There's a sign in front of the school that says that they don't open the doors until 8:30. There are a couple of cars in front of me, sitting, waiting, just as I intend to do. These kids aren't getting out of the car until the doors are open and I know they can go directly inside. I'm not letting my girls sit out in the cold like the 10-15 kids that are already out there waiting for school to start.
At 8:25, the safety team shows up. The safety team is a group of 5th graders that help load and unload kids from their cars. Surely if the safety team is here, the doors are about to open. One of the girls on the team opens the back door to my car, I kiss my kids, and they make their way into the growing mass of children outside. I pull away and round the corner. Then panic hits.
There's nothing like a little parental panic to ruin your morning. I fully intended on driving home and going back to bed. I don't have school today, I don't have work today... I have no plans other than picking the girls up when school gets out, then having my mother over for dinner. That's one of the wonderful things about living in Tulsa now - I can invite my mom over with only a day's notice and it doesn't have to be a big deal.

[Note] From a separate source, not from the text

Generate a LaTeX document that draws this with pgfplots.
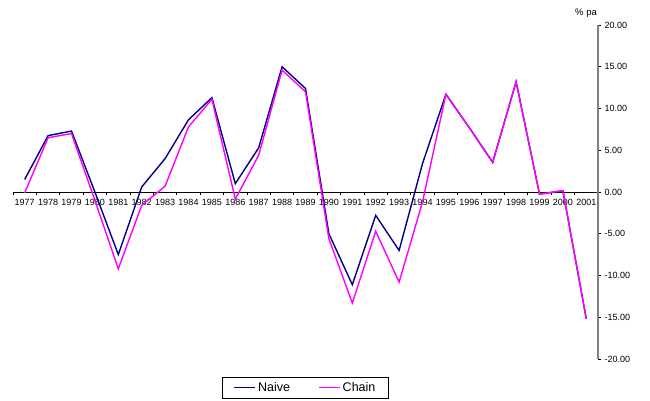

But here I am, half a block away from the school, frantically trying to find a side road that will get me back to the school so I can make sure my kids have made it inside.
I'm sure it sounds paranoid. That's the thing about parental panic - it doesn't always strike when there is reason. Often times, it is preemptive, coming on before there's really anything to worry about. I suppose it's one of those old survival instincts coming out to play tricks on us. But if you knew Kairi, I think you'd understand.
The thing about Kairi is that she is very little like her older sister. Gracie, by the time she was five, could have been trusted to walk the two blocks to her old school in our small hometown. God knows there's no way I actually let her, but that's not the point. The point is I could have. Kairi, however, is... let's say "adventurous." A couple of months ago, before we moved to Tulsa, the girls made friends with a neighbor and while they were across the street playing, there's a knock at our door. It's the girls' new friend. She tells me that Kairi has run off, and that Gracie is chasing after her. Jason and I ran outside and saw Gracie four or five houses down the street from where they were supposed to be, running toward the back yard. We quickly make our way down there and find that Kairi is trying to scale the fence of a house we've never been to, just to see what's back there. Needless to say, Kairi didn't visit her new friend unsupervised again.
I hope it's understandable why I would panic. As I'm driving back to the school, the scenario is running through my mind of, what if I hadn't decided to drive back to the school to make sure she made it in okay? What if she wandered off, and I show up to pick up my kids at 3:10 only to find out she never made it to class. "What do you mean, 'she's not here?!' I dropped her off SEVEN HOURS AGO. You mean to tell me that my kid - my FIVE YEAR OLD - has had SEVEN HOURS to just..." I don't even know how to finish that. I don't want to know how that scenario ends.
Just as I'm playing through the phone call to the police in my mind - "Yes, I need an officer at X Elementary School RIGHT NOW... Well, I dropped her off - No, I didn't actually SEE her walk into the school... Why are you wasting your time blaming ME for this? My KID is out there, SOMEWHERE, and what are we going to do about it?" - I pull up in front of the school. The mass of kids has grown in the few minutes I've been gone and I have a hard time finding my daughter in them. I'm considering pulling into the parking lot, other parents be damned, when I pick out her pink backpack in the crowd. There she is. Thank God.
The school doesn't open its doors until almost 8:40, despite what the sign out front says, and only after I see Kairi make her way into the school do I leave.
I'm not sure if my plans for returning to bed are completely ruined, or simply postponed. When I set out writing this, my heart was pounding so hard I was almost sweating, but as I sit here typing, I can smell the breakfast pot pie in the oven that's almost done, and I feel like maybe after my cheesy ham and egg in a crust treat, I'll be able to relax. I just hope my paranoid preemptive parental panic (alliteration is fun!) doesn't give me nightmares.